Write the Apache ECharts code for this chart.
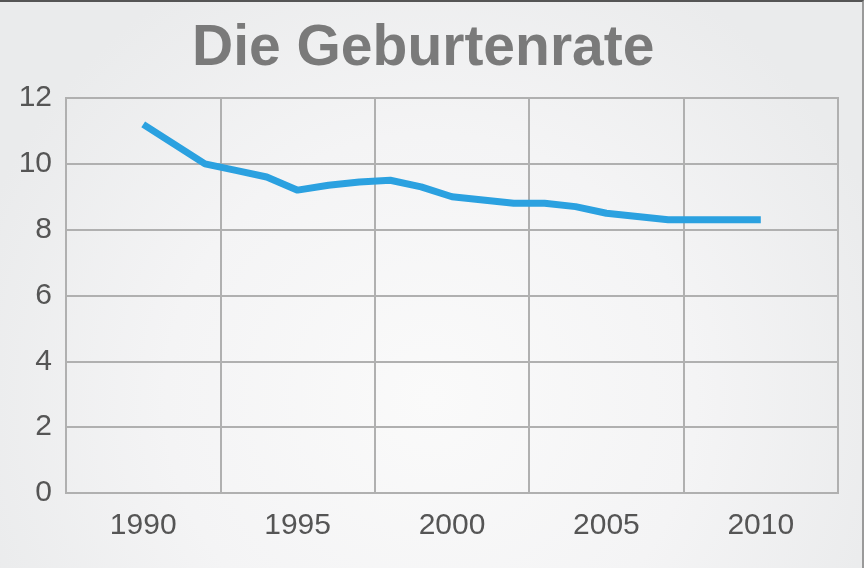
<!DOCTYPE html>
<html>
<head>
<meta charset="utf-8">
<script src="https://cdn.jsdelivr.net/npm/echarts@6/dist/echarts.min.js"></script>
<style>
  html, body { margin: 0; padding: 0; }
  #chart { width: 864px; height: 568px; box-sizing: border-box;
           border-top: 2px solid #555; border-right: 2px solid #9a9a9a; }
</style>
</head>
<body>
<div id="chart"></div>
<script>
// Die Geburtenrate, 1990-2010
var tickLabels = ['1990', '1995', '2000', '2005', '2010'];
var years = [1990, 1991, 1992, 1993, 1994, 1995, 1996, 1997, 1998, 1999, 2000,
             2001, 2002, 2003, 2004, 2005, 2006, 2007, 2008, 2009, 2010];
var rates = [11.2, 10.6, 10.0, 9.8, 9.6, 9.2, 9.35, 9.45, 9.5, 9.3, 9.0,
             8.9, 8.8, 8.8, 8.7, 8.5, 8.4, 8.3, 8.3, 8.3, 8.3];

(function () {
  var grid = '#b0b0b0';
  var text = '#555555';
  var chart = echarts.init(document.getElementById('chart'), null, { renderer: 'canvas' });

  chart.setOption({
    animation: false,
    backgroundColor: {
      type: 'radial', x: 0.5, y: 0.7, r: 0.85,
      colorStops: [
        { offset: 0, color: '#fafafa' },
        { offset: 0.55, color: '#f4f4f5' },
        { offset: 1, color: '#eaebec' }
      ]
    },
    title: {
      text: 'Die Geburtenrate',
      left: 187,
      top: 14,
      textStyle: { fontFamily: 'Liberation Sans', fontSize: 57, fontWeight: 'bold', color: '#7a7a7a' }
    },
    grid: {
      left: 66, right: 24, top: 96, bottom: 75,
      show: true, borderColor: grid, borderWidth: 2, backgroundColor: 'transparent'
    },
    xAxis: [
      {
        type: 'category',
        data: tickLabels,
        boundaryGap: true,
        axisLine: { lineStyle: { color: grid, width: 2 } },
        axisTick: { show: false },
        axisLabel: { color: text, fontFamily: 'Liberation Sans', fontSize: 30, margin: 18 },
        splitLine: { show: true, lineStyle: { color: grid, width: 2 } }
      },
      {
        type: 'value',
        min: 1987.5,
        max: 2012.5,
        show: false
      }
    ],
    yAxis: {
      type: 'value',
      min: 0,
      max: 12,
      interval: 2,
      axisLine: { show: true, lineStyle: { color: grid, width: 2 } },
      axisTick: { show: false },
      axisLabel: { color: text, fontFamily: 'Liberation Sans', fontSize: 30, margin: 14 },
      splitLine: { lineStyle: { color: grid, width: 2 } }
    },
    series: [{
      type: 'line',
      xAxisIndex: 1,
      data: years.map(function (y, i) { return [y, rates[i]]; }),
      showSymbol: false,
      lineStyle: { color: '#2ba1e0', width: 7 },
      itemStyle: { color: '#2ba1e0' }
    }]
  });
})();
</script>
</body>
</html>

★ ★ ★ ★ ★

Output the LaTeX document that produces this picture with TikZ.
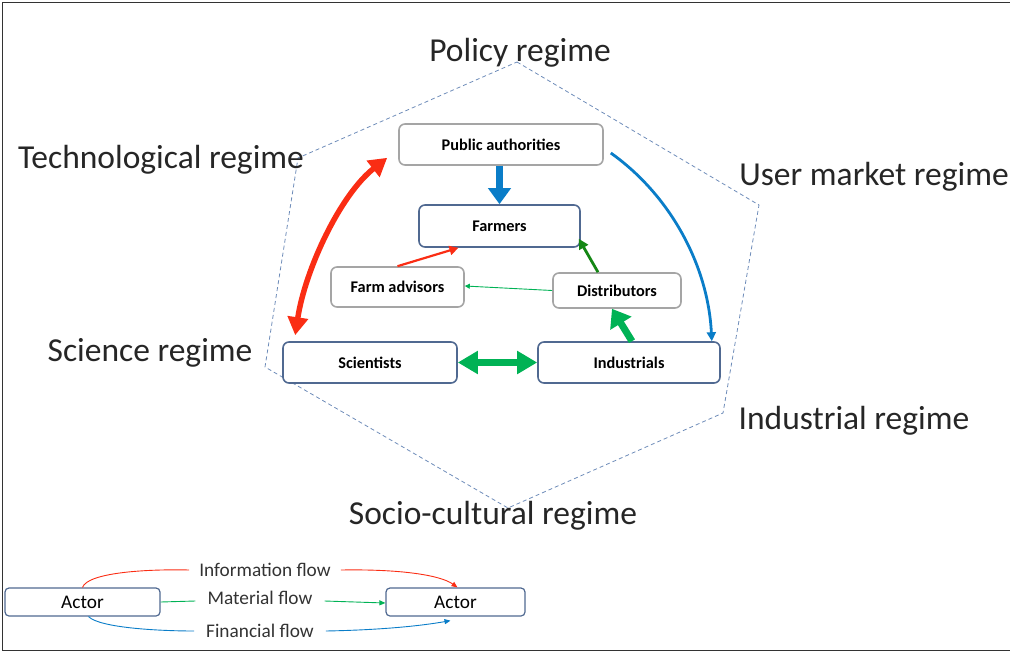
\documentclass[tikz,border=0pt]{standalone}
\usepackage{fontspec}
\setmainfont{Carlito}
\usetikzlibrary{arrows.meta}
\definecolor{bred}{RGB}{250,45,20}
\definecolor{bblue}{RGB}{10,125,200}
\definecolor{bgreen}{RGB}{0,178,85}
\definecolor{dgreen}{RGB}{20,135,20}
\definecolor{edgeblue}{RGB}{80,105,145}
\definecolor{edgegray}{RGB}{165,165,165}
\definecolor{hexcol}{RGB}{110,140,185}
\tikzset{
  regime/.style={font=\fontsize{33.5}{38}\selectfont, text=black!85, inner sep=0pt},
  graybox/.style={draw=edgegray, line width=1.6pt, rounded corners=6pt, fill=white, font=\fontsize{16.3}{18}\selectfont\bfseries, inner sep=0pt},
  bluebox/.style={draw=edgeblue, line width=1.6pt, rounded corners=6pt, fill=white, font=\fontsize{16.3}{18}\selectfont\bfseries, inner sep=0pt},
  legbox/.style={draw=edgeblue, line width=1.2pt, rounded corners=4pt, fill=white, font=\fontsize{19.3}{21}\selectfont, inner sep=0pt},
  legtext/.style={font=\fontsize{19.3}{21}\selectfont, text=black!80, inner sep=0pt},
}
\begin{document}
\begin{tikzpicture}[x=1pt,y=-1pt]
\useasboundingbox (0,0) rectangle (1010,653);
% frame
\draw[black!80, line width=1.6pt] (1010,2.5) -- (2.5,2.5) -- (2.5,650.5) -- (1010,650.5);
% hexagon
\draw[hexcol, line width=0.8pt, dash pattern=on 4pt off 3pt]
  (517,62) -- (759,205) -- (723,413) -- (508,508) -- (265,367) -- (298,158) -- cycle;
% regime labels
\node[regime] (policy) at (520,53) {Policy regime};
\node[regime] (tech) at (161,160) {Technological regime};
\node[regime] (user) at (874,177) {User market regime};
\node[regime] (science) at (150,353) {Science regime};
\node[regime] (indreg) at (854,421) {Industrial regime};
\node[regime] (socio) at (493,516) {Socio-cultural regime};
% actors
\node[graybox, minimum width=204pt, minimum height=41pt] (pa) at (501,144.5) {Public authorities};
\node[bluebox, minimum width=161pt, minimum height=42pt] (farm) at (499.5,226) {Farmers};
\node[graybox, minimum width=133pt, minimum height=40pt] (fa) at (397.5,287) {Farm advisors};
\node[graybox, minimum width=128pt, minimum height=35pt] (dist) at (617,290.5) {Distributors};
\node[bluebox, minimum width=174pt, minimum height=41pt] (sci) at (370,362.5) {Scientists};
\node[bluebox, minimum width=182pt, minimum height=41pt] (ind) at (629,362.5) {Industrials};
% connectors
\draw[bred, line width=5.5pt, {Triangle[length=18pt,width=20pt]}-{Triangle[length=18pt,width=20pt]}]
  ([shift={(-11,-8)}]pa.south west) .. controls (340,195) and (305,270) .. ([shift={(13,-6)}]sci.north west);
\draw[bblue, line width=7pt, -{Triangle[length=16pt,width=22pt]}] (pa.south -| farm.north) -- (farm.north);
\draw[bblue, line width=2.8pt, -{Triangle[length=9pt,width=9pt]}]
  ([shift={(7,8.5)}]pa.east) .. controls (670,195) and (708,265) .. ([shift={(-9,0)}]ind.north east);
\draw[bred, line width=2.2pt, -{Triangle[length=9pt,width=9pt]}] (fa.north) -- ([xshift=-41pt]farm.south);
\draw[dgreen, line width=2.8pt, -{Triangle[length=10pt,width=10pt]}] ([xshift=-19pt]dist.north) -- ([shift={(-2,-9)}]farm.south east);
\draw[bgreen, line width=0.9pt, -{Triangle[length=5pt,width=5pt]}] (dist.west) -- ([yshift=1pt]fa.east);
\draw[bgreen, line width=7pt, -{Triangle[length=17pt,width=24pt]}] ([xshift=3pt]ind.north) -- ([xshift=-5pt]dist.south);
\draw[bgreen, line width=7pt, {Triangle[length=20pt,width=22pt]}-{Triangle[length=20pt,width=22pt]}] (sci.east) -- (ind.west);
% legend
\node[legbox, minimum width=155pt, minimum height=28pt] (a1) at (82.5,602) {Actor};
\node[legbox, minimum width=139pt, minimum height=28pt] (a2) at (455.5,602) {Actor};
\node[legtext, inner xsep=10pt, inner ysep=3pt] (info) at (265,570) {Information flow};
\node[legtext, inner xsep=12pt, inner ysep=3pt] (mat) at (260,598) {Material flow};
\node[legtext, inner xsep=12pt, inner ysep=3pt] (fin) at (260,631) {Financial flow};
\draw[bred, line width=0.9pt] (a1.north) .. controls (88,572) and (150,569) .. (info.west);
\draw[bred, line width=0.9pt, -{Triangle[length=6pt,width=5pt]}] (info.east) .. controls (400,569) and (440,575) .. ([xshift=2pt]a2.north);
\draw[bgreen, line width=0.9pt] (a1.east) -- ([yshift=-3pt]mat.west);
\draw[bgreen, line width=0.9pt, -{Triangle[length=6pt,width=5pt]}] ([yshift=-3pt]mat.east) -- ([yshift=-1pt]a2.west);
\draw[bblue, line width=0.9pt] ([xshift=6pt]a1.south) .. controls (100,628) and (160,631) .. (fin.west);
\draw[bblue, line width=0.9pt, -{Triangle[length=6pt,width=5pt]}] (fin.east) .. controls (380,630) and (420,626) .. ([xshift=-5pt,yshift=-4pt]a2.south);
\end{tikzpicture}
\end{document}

★ ★ ★ ★ ★

■ **Given problem**:
Identify each line in the entries with the word "this" and copy it.

■ **Complete response**:
Write the Apache ECharts code for this chart.
Output the LaTeX document that produces this picture with TikZ.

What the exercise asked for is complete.